**EXERCISE INPUT**
>>>

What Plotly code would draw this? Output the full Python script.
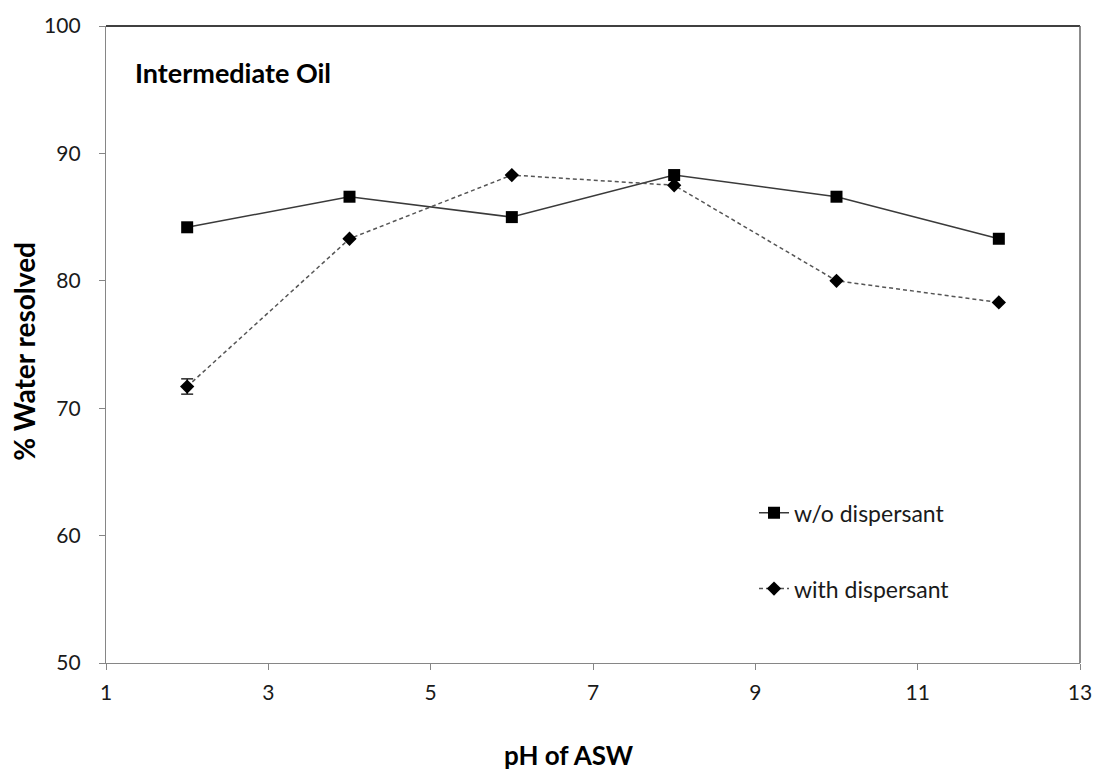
import plotly.graph_objects as go

# pH of the artificial seawater (ASW)
ph = [2, 4, 6, 8, 10, 12]

# % water resolved for the intermediate oil
without_dispersant = [84.2, 86.6, 85.0, 88.3, 86.6, 83.3]
with_dispersant = [71.7, 83.3, 88.3, 87.5, 80.0, 78.3]
with_dispersant_err = [0.6, 0, 0, 0, 0, 0]

x_ticks = [1, 3, 5, 7, 9, 11, 13]
y_ticks = [50, 60, 70, 80, 90, 100]

FONT = "Lato, 'Open Sans', sans-serif"

# plot-area geometry in pixels
W, H = 1104, 771
L, R, T, B = 106, 15, 22, 108
PW, PH = W - L - R, H - T - B


def px_x(p):
    return (p - L) / PW


def px_y(p):
    return (H - B - p) / PH


fig = go.Figure()

fig.add_trace(go.Scatter(
    x=ph, y=without_dispersant, name="w/o dispersant",
    mode="lines+markers",
    line=dict(color="#3a3a3a", width=1.5),
    marker=dict(symbol="square", size=12, color="black"),
    legendgroup="a",
))

fig.add_trace(go.Scatter(
    x=ph, y=with_dispersant, name="with dispersant",
    mode="lines+markers",
    line=dict(color="#555555", width=1.5, dash="4px,3px"),
    marker=dict(symbol="diamond", size=11, color="black"),
    error_y=dict(type="data", array=with_dispersant_err, visible=True,
                 color="black", thickness=1.2, width=6),
    legendgroup="b",
))

axis_common = dict(
    showgrid=False, zeroline=False,
    showline=True, linecolor="#868686", linewidth=1.3,
    ticks="outside", ticklen=6, tickcolor="#868686", tickwidth=1.3,
    tickfont=dict(family=FONT, size=21, color="#1a1a1a"),
)

fig.update_xaxes(range=[1, 13], tickvals=x_ticks, ticklabelstandoff=5, **axis_common)
fig.update_yaxes(range=[50, 100], tickvals=y_ticks, ticklabelstandoff=14, **axis_common)

fig.update_layout(
    width=W, height=H,
    margin=dict(l=L, r=R, t=T, b=B),
    paper_bgcolor="white", plot_bgcolor="white",
    font=dict(family=FONT, color="#1a1a1a"),
    showlegend=True,
    legend=dict(
        x=px_x(760), y=px_y(550), xanchor="left", yanchor="middle",
        font=dict(family=FONT, size=23, color="#1a1a1a"),
        traceorder="grouped", tracegroupgap=43,
        bgcolor="rgba(0,0,0,0)",
    ),
    shapes=[
        # plot-area border along the top and right
        dict(type="line", xref="paper", yref="paper", x0=0, x1=1, y0=1, y1=1,
             line=dict(color="black", width=1.5)),
        dict(type="line", xref="paper", yref="paper", x0=1, x1=1, y0=0, y1=1,
             line=dict(color="#666666", width=1.5)),
    ],
    annotations=[
        dict(text="<b>Intermediate Oil</b>", xref="paper", yref="paper",
             x=px_x(133), y=px_y(69), xanchor="left", yanchor="middle", showarrow=False,
             font=dict(family=FONT, size=27, color="black")),
        dict(text="<b>pH of ASW</b>", xref="paper", yref="paper",
             x=px_x(573), y=px_y(756),
             xanchor="center", yanchor="middle", showarrow=False,
             font=dict(family=FONT, size=26, color="black")),
        dict(text="<b>% Water resolved</b>", xref="paper", yref="paper",
             x=px_x(23), y=px_y(349),
             xanchor="center", yanchor="middle", showarrow=False, textangle=-90,
             font=dict(family=FONT, size=28, color="black")),
    ],
)

fig.write_html("out.html")
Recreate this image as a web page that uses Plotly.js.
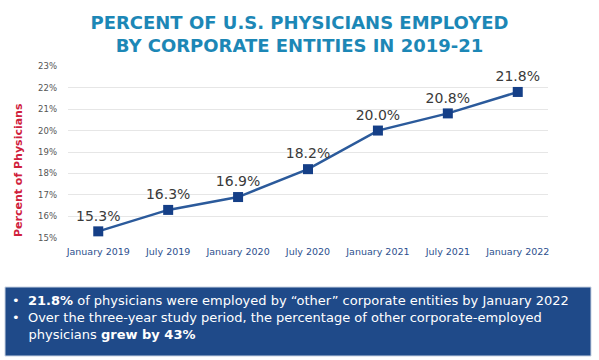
<!DOCTYPE html>
<html>
<head>
<meta charset="utf-8">
<script src="https://cdn.plot.ly/plotly-3.0.1.min.js"></script>
<style>html,body{margin:0;padding:0;background:#fff;}#chart{width:599px;height:360px;}</style>
</head>
<body>
<div id="chart"></div>
<script>
const categories = ["January 2019","July 2019","January 2020","July 2020","January 2021","July 2021","January 2022"];
const percentValues = [15.3, 16.3, 16.9, 18.2, 20.0, 20.8, 21.8];
const yTickValues = [15,16,17,18,19,20,21,22,23];
const yTickLabels = ["15%","16%","17%","18%","19%","20%","21%","22%","23%"];
const titleText = "PERCENT OF U.S. PHYSICIANS EMPLOYED<br>BY CORPORATE ENTITIES IN 2019-21";
const yTitleText = "Percent of Physicians";
const boxLines = [
  "•  <b>21.8%</b> of physicians were employed by \u201cother\u201d corporate entities by January 2022",
  "•  Over the three-year study period, the percentage of other corporate-employed",
  "    physicians <b>grew by 43%</b>"
];

const W = 599, H = 360;
const L = 68, R = 51, T = 66, B = 122;
const pw = W - L - R, ph = H - T - B;
const px = x => (x - L) / pw;
const py = y => (H - B - y) / ph;

const trace = {
  x: categories,
  y: percentValues,
  type: 'scatter',
  mode: 'lines+markers+text',
  text: percentValues.map(v => v.toFixed(1) + '%'),
  textposition: 'top center',
  textfont: {family: 'DejaVu Sans, sans-serif', size: 14, color: '#3a3a3a'},
  line: {color: '#2b5a9b', width: 2.5},
  marker: {symbol: 'square', size: 10, color: '#153f87'},
  cliponaxis: false,
  hoverinfo: 'skip'
};

const layout = {
  width: W, height: H,
  margin: {l: L, r: R, t: T, b: B},
  paper_bgcolor: '#ffffff',
  plot_bgcolor: '#ffffff',
  showlegend: false,
  title: {
    text: titleText,
    font: {family: 'DejaVu Sans, sans-serif', size: 18, color: '#1c87b6', weight: 'bold'},
    x: 0.5, xanchor: 'center',
    y: 1 - 29/H, yanchor: 'middle', yref: 'container'
  },
  xaxis: {
    type: 'category',
    tickfont: {family: 'DejaVu Sans, sans-serif', size: 9.5, color: '#2c4f8e'},
    showgrid: false, showline: false, zeroline: false, ticks: '',
    ticklabelstandoff: 6,
    fixedrange: true
  },
  yaxis: {
    range: [14.99, 23.01],
    tickvals: yTickValues,
    ticktext: yTickLabels,
    tickfont: {family: 'DejaVu Sans, sans-serif', size: 8.5, color: '#555555'},
    showgrid: true, gridcolor: '#e6e6e6', gridwidth: 1,
    showline: false, zeroline: false, ticks: '',
    ticklabelstandoff: 10,
    fixedrange: true
  },
  annotations: [
    {
      text: '<b>' + yTitleText + '</b>',
      xref: 'paper', yref: 'paper',
      x: px(18), y: py(170),
      xanchor: 'center', yanchor: 'middle',
      textangle: -90, showarrow: false,
      font: {family: 'DejaVu Sans, sans-serif', size: 11, color: '#d0203c'}
    },
    {
      text: boxLines.join('<br>'),
      xref: 'paper', yref: 'paper',
      x: px(10), y: py(317),
      xanchor: 'left', yanchor: 'middle', align: 'left',
      showarrow: false,
      font: {family: 'DejaVu Sans, sans-serif', size: 13, color: '#ffffff'}
    }
  ],
  shapes: [
    {
      type: 'rect', xref: 'paper', yref: 'paper',
      x0: px(5), x1: px(591), y0: py(287), y1: py(356),
      fillcolor: '#1f4a89', line: {color: '#c9d3e3', width: 1},
      layer: 'below'
    }
  ]
};

Plotly.newPlot('chart', [trace], layout, {displayModeBar: false, staticPlot: true});
</script>
</body>
</html>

<<<

**WORK INSTRUCTIONS**
Scan the material above for the string "script" and return the lines that hold it.

**OUTPUT**
What Plotly code would draw this? Output the full Python script.
<script src="https://cdn.plot.ly/plotly-3.0.1.min.js"></script>
<script>
</script>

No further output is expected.